The GOP establishment has tried to turn support for American interests into a pathology, but Sessions also brushed off the label of “nativist.”
“What’s wrong with that?” he asked. “What’s wrong with putting America first? As a lawyer, we represent the people who voted for us. That’s who our duty is owed to. To them. And we should be doing what’s in their best interest.”
“And this idea of somebody sitting in Wall Street, a million-plus dollars a year in income, saying this is all right to bring in an unlimited number of people to cause trouble and you know, financial difficulties for our schools and our hospitals?” he continued. “They don’t live with that. It’s easy for them to say that. Who are these people? Who’s speaking for the average person?”
Sessions has met with Trump and praised his immigration platform, and appeared at a 20,000-strong rally with him in his Alabama hometown, even briefly donning a “Make America Great Again” hat. While it’s too early to tell who Sessions could endorse — Texas Sen. Ted Cruz and Wisconsin Gov Scott Walker have followed Trump’s lead in calling for an end to automatic birthright citizenship — he has pointed to several specifics on immigration.

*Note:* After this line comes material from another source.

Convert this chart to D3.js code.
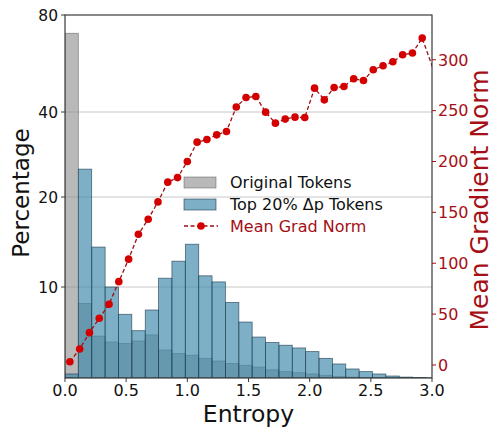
<!DOCTYPE html>
<html>
<head>
<meta charset="utf-8">
<script src="https://cdn.jsdelivr.net/npm/d3@7"></script>
<style>
  body { margin: 0; background: #fff; }
  svg { display: block; font-family: "DejaVu Sans", sans-serif; }
</style>
</head>
<body>
<div id="chart"></div>
<script>
// histogram bins (left edges, entropy), width 0.109
const binLefts = [0, 0.109, 0.219, 0.328, 0.437, 0.547, 0.656, 0.765, 0.874, 0.984,
    1.093, 1.202, 1.312, 1.421, 1.530, 1.640, 1.749, 1.858, 1.967, 2.077,
    2.186, 2.295, 2.405, 2.514, 2.623, 2.733, 2.842, 2.951];
const binWidth = 0.109;

// percentage of tokens per bin
const originalPct = [70.2, 8.2, 4.6, 3.96, 3.8, 4.07, 4.73, 3.08, 2.7, 2.5,
    2.16, 1.87, 1.6, 1.4, 1.2, 0.9, 0.7, 0.58, 0.44, 0.3,
    0.15, 0.1, 0.06, 0.04, 0.02, 0.01, 0.01, 0];
const topPct = [0.44, 25.1, 13.6, 10.0, 7.0, 5.2, 7.47, 10.7, 12.2, 13.9,
    10.9, 10.4, 8.3, 6.15, 4.5, 3.9, 3.6, 3.3, 2.9, 2.16,
    1.54, 0.99, 0.7, 0.44, 0.22, 0.1, 0.05, 0.02];

// mean gradient norm
const gradEntropy = [0.04, 0.12, 0.20, 0.28, 0.36, 0.44, 0.52, 0.60, 0.68, 0.76,
    0.84, 0.92, 1.00, 1.08, 1.16, 1.24, 1.32, 1.40, 1.48, 1.56,
    1.64, 1.72, 1.80, 1.88, 1.96, 2.04, 2.12, 2.20, 2.28, 2.36,
    2.44, 2.52, 2.60, 2.68, 2.76, 2.84, 2.92, 3.08];
const gradNorm = [3.2, 15.7, 31.8, 45.9, 59.7, 81.9, 104, 128.5, 143.3, 160.3,
    179.7, 184.2, 200, 219, 221.6, 226.2, 229.5, 253.5, 262.9, 263.9,
    248.5, 237.7, 241.7, 243.6, 243.2, 272.1, 260.6, 272.7, 273.7, 281.3,
    279.6, 290.2, 294.1, 298, 304.9, 306.6, 321.3, 267];

const xTicks = [0, 0.5, 1.0, 1.5, 2.0, 2.5, 3.0];
const leftTicks = [10, 20, 40, 80];
const rightTicks = [0, 50, 100, 150, 200, 250, 300];

const W = 493, H = 427;
const m = { left: 65, right: 432, top: 15, bottom: 378 };
const red = "#a50f15";

const svg = d3.select("#chart").append("svg")
    .attr("width", W)
    .attr("height", H);

const x = d3.scaleLinear().domain([0, 3]).range([m.left, m.right]);

// symlog-like: linear under 10, log2 above
const tf = v => v <= 10 ? v / 10 : 1 + Math.log2(v / 10);
const yT = d3.scaleLinear().domain([0, 1, 2, 3, 4]).range([m.bottom, 287, 197, 112, m.top]);
const y = v => yT(tf(v));

const yR = d3.scaleLinear().domain([-12.8, 344]).range([m.bottom, m.top]);

svg.append("clipPath").attr("id", "clip")
    .append("rect")
    .attr("x", m.left).attr("y", m.top)
    .attr("width", m.right - m.left).attr("height", m.bottom - m.top);

// grid
svg.append("g").selectAll("line")
    .data([10, 20, 40])
    .join("line")
    .attr("x1", m.left).attr("x2", m.right)
    .attr("y1", d => y(d)).attr("y2", d => y(d))
    .attr("stroke", "#c8c8c8")
    .attr("stroke-width", 1);

const plot = svg.append("g").attr("clip-path", "url(#clip)");

plot.append("g").selectAll("rect")
    .data(originalPct)
    .join("rect")
    .attr("x", (d, i) => x(binLefts[i]))
    .attr("width", (d, i) => x(binLefts[i] + binWidth) - x(binLefts[i]))
    .attr("y", d => y(d))
    .attr("height", d => m.bottom - y(d))
    .attr("fill", "#8a8a8a")
    .attr("fill-opacity", 0.6)
    .attr("stroke", "#555")
    .attr("stroke-opacity", 0.6)
    .attr("stroke-width", 0.8);

plot.append("g").selectAll("rect")
    .data(topPct)
    .join("rect")
    .attr("x", (d, i) => x(binLefts[i]))
    .attr("width", (d, i) => x(binLefts[i] + binWidth) - x(binLefts[i]))
    .attr("y", d => y(d))
    .attr("height", d => m.bottom - y(d))
    .attr("fill", "#3f89ab")
    .attr("fill-opacity", 0.68)
    .attr("stroke", "#1f3f50")
    .attr("stroke-opacity", 0.75)
    .attr("stroke-width", 0.8);

const pts = gradEntropy.map((e, i) => [e, gradNorm[i]]);
const line = d3.line().x(d => x(d[0])).y(d => yR(d[1]));

plot.append("path")
    .datum(pts)
    .attr("d", line)
    .attr("fill", "none")
    .attr("stroke", "#9b1010")
    .attr("stroke-width", 1.3)
    .attr("stroke-dasharray", "4,2.5");

plot.append("g").selectAll("circle")
    .data(pts)
    .join("circle")
    .attr("cx", d => x(d[0]))
    .attr("cy", d => yR(d[1]))
    .attr("r", 3.8)
    .attr("fill", "#d40000");

// frame
svg.append("rect")
    .attr("x", m.left).attr("y", m.top)
    .attr("width", m.right - m.left).attr("height", m.bottom - m.top)
    .attr("fill", "none")
    .attr("stroke", "#3a3a3a")
    .attr("stroke-width", 1.2);

// bottom axis
const xa = svg.append("g").attr("transform", `translate(0,${m.bottom})`);
xa.selectAll("line").data(xTicks).join("line")
    .attr("x1", d => x(d)).attr("x2", d => x(d))
    .attr("y1", 0).attr("y2", 4)
    .attr("stroke", "#3a3a3a");
xa.selectAll("text").data(xTicks).join("text")
    .attr("x", d => x(d)).attr("y", 18)
    .attr("text-anchor", "middle")
    .attr("font-size", 16)
    .attr("fill", "#111")
    .text(d3.format(".1f"));

// left axis
const ya = svg.append("g");
ya.selectAll("line").data(leftTicks).join("line")
    .attr("x1", m.left - 4).attr("x2", m.left)
    .attr("y1", d => y(d)).attr("y2", d => y(d))
    .attr("stroke", "#3a3a3a");
ya.selectAll("text").data(leftTicks).join("text")
    .attr("x", m.left - 7).attr("y", d => y(d))
    .attr("dy", "0.36em")
    .attr("text-anchor", "end")
    .attr("font-size", 15.5)
    .attr("fill", "#111")
    .text(d => d);

// right axis
const ra = svg.append("g");
ra.selectAll("line").data(rightTicks).join("line")
    .attr("x1", m.right).attr("x2", m.right + 4)
    .attr("y1", d => yR(d)).attr("y2", d => yR(d))
    .attr("stroke", red);
ra.selectAll("text").data(rightTicks).join("text")
    .attr("x", m.right + 6).attr("y", d => yR(d))
    .attr("dy", "0.36em")
    .attr("font-size", 16)
    .attr("fill", red)
    .text(d => d);

// axis titles
svg.append("text")
    .attr("x", x(1.5)).attr("y", 422)
    .attr("text-anchor", "middle")
    .attr("font-size", 23.5)
    .attr("fill", "#111")
    .text("Entropy");

svg.append("text")
    .attr("transform", "translate(29,193) rotate(-90)")
    .attr("text-anchor", "middle")
    .attr("font-size", 23)
    .attr("fill", "#111")
    .text("Percentage");

svg.append("text")
    .attr("transform", "translate(488,200) rotate(-90)")
    .attr("text-anchor", "middle")
    .attr("font-size", 25)
    .attr("fill", red)
    .text("Mean Gradient Norm");

// legend
const lg = svg.append("g").attr("transform", "translate(184,0)");
lg.append("rect").attr("x", 0).attr("y", 177).attr("width", 32).attr("height", 11)
    .attr("fill", "#8a8a8a").attr("fill-opacity", 0.6)
    .attr("stroke", "#555").attr("stroke-opacity", 0.6).attr("stroke-width", 0.8);
lg.append("text").attr("x", 46).attr("y", 187.5)
    .attr("font-size", 16).attr("fill", "#111").text("Original Tokens");
lg.append("rect").attr("x", 0).attr("y", 199).attr("width", 32).attr("height", 11)
    .attr("fill", "#3f89ab").attr("fill-opacity", 0.68)
    .attr("stroke", "#1f3f50").attr("stroke-opacity", 0.75).attr("stroke-width", 0.8);
lg.append("text").attr("x", 46).attr("y", 209.5)
    .attr("font-size", 16).attr("fill", "#111").text("Top 20% Δp Tokens");
lg.append("line").attr("x1", 0).attr("x2", 34).attr("y1", 226).attr("y2", 226)
    .attr("stroke", "#9b1010").attr("stroke-width", 1.3).attr("stroke-dasharray", "4,2.5");
lg.append("circle").attr("cx", 17).attr("cy", 226).attr("r", 3.8).attr("fill", "#d40000");
lg.append("text").attr("x", 46).attr("y", 231.5)
    .attr("font-size", 16).attr("fill", red).text("Mean Grad Norm");
</script>
</body>
</html>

Before meeting with Trump earlier in September, Sessions issued a statement laying out America’s shocking trade deficits:
Wages are lower today than in 1973. We accumulated $442 billion in trade deficits this year alone. The Census bureau projects that new immigration into the U.S. will break all known records. Countless Americans, including millions of African-American and Hispanic workers, are hurting.
The record admission of new foreign workers, combined with a weak trade policy that sends our jobs overseas, have decimated middle class incomes. But America’s global elites continue to push trade and immigration policies that further reduce wages, increase joblessness and destabilize our communities.
Mr. Trump has outlined trade and immigration policies that serve the national interest, not the special interests. Anyone who wants to sit in the Oval Office must promote trade and immigration plan that improve jobs and wages for Americans.
Also, Sessions applauded Trump’s plan to lift inner city communities out of crushing poverty by letting wages rise and handing more power to workers:
This is exactly the plan America needs. Not only would the plan outlined in this paper work, but more quickly than many realize. Most importantly, this plan reestablishes the principle that American’s immigration laws should serve the interests of its own citizens.
For too long, ‘immigration reform’ plans in Washington have served the special interests at the expense of working Americans. By contrast, this plan puts the needs of working Americans foremost, and develops an effective strategy for improving their wages and job prospects. Crucially, this plan includes an emphasis on lifting struggling minority communities, including our immigrant communities, out of poverty — by preventing corporations from bringing in new workers from overseas to replace them and drive down wages.
When the labor market is oversupplied, it tilts the balance of power away form workers and towards employers. In combination with a smart, fair trade policy this proposal would reinvigorate the middle class. Polling shows this plan will appeal broadly to all segments of the electorate: prioritizing the just demands of loyal, everyday Americans who have been shunned by a governing elite.
Democrats panicked after Trump released his immigration platform, with good reason. Sessions told Roll Call their party has failed its base.
“The people making $50,000 and below, a group Romney was killed in, are anxious for a leader who cares about them, who has classic Republican social policies. They are not happy with Democrats and the statist eight years we’ll have under Obama,” he said.